Van belang lijkt mij daarbij dat de school tegelijkertijd onderzoek doet naar wat de aanpak oplevert: leren leerlingen beter, prettiger, zijn ze gemotiveerder als ze een keuzemogelijkheid hebben hoe ze leren? En hoe pakt het uit voor hun docenten? Welke voorwaarden moet een school creëren om deze aanpak te realiseren? Bij dat onderzoek zou je leerlingen kunnen betrekken, bijvoorbeeld door ze voor hun profielwerkstuk een deelonderzoek uit te laten voeren.
Ik realiseer me dat ook deze manier van werken wel wat vraagt van leerlingen, docenten en school. Maar ik ben ervan overtuigd dat het ook iedereen wat op zal leveren. Want niet alleen dragen niet alle leerlingen op 16 jaar schoenmaat 40, er is volgens mij ook geen enkele verkoper die alleen schoenmaat 40 wil verkopen!
4 opmerkingen:
precies wat ik al jaren zeg; ieder kind leert op een andere manier.
@Karin,
Dat kinderen allemaal op een eigen manier leren is al jaren bekend. Alleen we doen er niet zoveel mee in het onderwijs: het is lastig om in een klas alle leerstijlen aan bod te laten komen.

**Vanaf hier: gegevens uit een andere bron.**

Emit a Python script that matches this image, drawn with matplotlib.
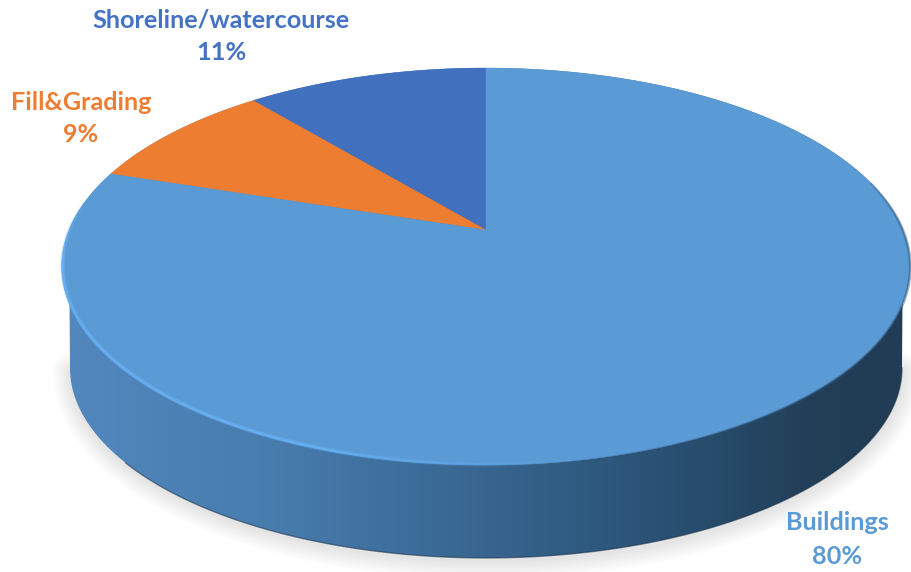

Vandaar dat ik voorstel om klassen samen te stellen op basis van overeenkomstige leerstijl: ik denk dat je op die manier wel kunt inspelen op de verschillende leerstijlen van leerlingen.
@Margreet: je kunt in hoeken werken met 'clubjes' kinderen die op hetzelfde niveau zitten of in dit geval dezelfde leerstijl hebben. deze hoeken kun je laten circuleren, dus reken activiteit doen en daarna met je clubje kinderen naar de andere tafel voor taal. etc.
@Karin,
Ja, voor het po is dat inderdaad mogelijk. Maar voor het vo is werken in hoeken niet gebruikelijk; daar zou je gebruik kunnen maken van parallelklassen.